## BEGIN

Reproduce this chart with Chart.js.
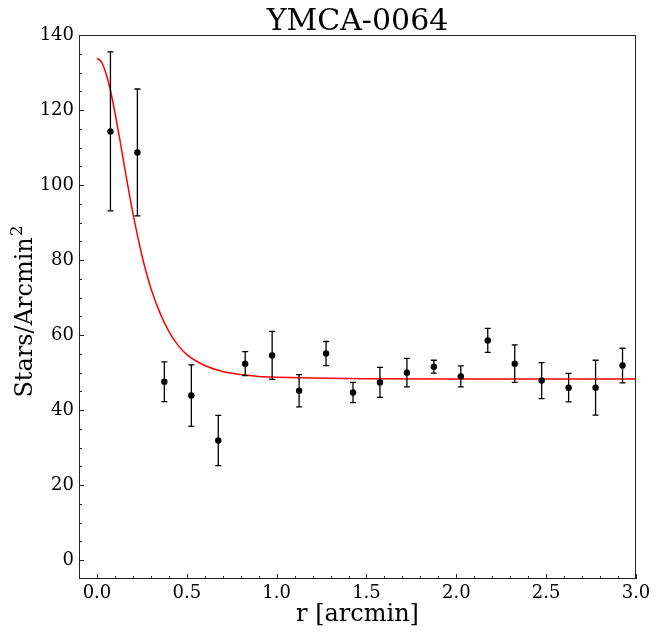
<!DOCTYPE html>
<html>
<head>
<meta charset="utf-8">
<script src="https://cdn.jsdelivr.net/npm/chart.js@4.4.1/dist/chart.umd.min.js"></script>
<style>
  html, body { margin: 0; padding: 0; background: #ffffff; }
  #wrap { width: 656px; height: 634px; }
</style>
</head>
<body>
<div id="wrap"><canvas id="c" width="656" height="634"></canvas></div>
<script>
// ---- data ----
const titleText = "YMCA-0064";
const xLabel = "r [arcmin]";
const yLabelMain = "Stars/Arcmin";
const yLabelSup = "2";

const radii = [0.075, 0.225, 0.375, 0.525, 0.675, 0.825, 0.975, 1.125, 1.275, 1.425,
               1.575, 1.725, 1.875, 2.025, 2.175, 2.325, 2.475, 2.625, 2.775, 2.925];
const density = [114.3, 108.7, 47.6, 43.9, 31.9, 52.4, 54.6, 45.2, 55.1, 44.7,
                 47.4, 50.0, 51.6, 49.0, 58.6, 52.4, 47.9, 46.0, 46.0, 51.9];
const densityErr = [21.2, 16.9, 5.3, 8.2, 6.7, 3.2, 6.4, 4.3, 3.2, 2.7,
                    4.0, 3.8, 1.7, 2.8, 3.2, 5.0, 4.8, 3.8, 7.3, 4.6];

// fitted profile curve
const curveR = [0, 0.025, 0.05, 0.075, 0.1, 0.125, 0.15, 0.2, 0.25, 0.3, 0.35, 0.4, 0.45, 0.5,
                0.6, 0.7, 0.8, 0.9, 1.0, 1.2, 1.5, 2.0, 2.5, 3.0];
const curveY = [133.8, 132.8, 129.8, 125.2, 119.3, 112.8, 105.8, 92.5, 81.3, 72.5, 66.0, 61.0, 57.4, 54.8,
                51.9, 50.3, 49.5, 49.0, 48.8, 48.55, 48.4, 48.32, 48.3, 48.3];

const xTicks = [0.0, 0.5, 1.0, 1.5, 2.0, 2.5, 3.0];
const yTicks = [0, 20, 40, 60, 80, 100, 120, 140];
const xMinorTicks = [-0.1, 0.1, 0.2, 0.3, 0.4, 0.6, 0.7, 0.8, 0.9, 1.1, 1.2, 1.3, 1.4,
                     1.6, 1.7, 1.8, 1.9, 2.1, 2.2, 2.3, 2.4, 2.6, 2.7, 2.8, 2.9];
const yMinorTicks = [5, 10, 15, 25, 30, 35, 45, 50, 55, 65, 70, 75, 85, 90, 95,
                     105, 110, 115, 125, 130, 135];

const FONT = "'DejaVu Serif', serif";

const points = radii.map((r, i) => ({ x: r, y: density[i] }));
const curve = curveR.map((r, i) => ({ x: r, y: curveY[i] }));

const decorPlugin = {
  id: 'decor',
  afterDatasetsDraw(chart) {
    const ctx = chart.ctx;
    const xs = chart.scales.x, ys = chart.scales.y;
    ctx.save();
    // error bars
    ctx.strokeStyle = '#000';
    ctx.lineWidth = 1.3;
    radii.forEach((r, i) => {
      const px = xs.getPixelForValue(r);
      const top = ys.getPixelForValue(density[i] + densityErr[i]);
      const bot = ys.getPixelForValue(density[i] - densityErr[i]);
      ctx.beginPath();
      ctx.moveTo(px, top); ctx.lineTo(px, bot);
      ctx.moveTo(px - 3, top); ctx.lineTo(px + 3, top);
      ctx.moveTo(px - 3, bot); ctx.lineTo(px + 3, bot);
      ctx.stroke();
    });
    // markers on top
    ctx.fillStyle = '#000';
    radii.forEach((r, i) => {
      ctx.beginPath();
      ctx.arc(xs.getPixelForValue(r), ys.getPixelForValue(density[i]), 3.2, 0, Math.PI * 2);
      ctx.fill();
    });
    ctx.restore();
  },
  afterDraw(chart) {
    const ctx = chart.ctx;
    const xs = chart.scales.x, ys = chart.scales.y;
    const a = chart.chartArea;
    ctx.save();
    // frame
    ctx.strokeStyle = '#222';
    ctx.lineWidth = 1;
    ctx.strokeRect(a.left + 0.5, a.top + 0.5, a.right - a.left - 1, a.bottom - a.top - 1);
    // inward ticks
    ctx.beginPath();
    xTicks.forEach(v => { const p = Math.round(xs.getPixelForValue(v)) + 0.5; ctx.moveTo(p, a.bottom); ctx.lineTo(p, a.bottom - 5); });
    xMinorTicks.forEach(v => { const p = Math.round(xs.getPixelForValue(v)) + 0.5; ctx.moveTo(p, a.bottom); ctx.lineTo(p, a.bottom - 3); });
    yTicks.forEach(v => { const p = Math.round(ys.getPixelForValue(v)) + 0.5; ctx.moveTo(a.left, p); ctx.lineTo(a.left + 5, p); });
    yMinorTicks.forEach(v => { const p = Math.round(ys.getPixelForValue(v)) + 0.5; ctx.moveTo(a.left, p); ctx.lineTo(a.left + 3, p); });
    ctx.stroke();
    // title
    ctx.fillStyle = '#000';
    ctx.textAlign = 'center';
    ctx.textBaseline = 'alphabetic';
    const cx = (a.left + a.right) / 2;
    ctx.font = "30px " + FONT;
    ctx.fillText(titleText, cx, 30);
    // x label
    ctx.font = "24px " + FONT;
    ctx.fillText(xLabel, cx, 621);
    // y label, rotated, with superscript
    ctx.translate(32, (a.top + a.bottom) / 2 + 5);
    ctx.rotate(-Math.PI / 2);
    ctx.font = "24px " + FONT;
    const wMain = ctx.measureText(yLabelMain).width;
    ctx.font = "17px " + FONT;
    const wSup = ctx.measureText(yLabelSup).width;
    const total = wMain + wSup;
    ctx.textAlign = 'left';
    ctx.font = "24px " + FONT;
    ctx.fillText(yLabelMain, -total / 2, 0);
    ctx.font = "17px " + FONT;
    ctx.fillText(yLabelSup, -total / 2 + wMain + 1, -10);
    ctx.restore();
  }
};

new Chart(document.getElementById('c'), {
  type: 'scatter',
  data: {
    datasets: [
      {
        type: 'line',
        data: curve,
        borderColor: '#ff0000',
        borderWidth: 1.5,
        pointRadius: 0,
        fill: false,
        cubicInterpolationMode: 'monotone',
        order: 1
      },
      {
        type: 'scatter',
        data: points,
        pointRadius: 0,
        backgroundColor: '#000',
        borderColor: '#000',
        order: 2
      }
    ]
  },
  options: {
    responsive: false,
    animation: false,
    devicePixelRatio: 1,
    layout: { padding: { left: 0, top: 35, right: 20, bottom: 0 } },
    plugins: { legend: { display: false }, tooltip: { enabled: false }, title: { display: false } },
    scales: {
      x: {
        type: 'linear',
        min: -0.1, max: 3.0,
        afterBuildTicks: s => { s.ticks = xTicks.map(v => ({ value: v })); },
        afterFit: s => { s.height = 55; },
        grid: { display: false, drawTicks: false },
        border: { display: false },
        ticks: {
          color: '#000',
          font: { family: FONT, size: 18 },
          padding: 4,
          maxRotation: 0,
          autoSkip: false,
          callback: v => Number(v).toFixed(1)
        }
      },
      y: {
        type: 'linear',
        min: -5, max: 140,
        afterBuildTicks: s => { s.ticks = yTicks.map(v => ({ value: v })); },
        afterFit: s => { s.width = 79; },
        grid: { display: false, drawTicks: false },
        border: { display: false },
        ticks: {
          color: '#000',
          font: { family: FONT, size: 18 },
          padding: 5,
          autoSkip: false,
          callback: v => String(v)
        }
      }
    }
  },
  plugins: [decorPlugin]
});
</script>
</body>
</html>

## END
## BEGIN

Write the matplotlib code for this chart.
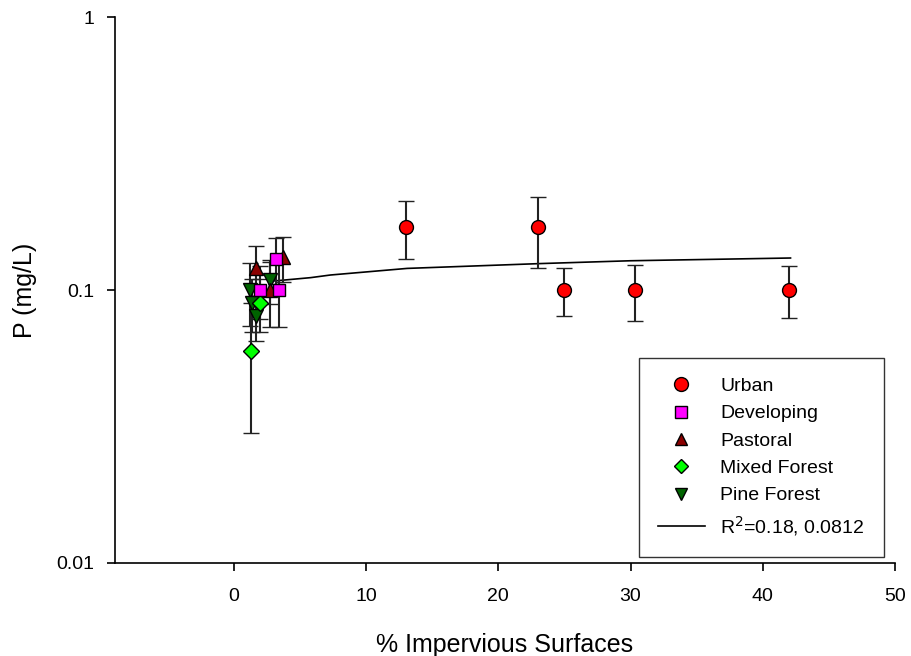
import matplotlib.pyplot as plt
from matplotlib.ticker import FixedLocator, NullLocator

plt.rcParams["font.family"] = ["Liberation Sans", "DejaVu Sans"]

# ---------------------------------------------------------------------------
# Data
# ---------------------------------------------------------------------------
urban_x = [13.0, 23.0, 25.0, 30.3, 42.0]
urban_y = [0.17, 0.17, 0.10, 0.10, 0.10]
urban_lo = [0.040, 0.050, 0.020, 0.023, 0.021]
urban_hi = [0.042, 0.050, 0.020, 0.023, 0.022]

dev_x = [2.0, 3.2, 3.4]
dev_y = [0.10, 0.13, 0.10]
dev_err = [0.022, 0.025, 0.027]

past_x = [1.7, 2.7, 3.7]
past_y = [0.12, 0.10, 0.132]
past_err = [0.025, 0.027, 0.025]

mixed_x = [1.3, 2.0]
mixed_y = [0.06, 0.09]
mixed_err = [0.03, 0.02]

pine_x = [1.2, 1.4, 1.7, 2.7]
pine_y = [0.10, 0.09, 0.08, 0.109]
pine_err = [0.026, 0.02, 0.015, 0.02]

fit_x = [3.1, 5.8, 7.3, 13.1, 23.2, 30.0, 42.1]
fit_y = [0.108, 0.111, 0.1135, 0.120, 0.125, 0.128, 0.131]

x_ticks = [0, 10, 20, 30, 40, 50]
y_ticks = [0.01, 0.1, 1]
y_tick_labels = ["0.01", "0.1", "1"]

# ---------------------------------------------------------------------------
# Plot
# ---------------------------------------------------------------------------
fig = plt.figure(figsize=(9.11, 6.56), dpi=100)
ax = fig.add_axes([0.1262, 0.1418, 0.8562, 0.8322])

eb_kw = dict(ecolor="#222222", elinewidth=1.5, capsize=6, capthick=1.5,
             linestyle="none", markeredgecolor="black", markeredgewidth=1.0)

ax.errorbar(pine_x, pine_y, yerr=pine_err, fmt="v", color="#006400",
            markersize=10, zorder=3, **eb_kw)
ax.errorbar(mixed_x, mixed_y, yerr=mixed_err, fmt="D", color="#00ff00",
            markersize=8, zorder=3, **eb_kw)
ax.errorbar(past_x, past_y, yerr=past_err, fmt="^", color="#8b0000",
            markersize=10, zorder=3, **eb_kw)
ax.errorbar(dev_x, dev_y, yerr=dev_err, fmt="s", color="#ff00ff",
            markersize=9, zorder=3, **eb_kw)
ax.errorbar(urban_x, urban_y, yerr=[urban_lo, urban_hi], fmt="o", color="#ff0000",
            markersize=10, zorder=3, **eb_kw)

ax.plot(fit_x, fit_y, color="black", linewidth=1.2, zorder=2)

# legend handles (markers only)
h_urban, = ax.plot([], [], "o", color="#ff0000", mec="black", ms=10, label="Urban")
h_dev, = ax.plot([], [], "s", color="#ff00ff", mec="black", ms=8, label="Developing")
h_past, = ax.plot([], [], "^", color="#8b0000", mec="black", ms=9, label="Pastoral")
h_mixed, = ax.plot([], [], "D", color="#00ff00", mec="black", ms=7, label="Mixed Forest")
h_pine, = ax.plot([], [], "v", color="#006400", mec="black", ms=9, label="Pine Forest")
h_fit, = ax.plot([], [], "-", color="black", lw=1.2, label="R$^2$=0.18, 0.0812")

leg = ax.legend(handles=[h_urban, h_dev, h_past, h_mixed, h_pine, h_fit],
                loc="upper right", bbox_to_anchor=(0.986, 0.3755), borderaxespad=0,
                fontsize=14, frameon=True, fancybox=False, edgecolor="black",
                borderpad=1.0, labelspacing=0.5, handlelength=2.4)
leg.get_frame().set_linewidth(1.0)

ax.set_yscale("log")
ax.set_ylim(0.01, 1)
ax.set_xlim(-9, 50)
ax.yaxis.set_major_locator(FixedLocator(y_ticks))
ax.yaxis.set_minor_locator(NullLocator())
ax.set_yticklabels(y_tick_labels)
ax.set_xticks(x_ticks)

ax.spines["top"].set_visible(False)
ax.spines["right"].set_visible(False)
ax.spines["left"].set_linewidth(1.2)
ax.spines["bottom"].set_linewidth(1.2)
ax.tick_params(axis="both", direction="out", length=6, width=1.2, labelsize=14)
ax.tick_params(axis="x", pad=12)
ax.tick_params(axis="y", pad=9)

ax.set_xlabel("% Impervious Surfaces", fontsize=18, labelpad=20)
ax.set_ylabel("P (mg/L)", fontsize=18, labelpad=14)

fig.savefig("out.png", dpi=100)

## END

* **Your instructions**
Above are the records. Print exactly the lines from the one containing "Write the matplotlib code for this chart." to the one containing "urban_hi = [0.042, 0.050, 0.020, 0.023, 0.022]", both included, and nothing else; pictures are excluded.

* **Solution for this exercise**
Write the matplotlib code for this chart.
import matplotlib.pyplot as plt
from matplotlib.ticker import FixedLocator, NullLocator

plt.rcParams["font.family"] = ["Liberation Sans", "DejaVu Sans"]

# ---------------------------------------------------------------------------
# Data
# ---------------------------------------------------------------------------
urban_x = [13.0, 23.0, 25.0, 30.3, 42.0]
urban_y = [0.17, 0.17, 0.10, 0.10, 0.10]
urban_lo = [0.040, 0.050, 0.020, 0.023, 0.021]
urban_hi = [0.042, 0.050, 0.020, 0.023, 0.022]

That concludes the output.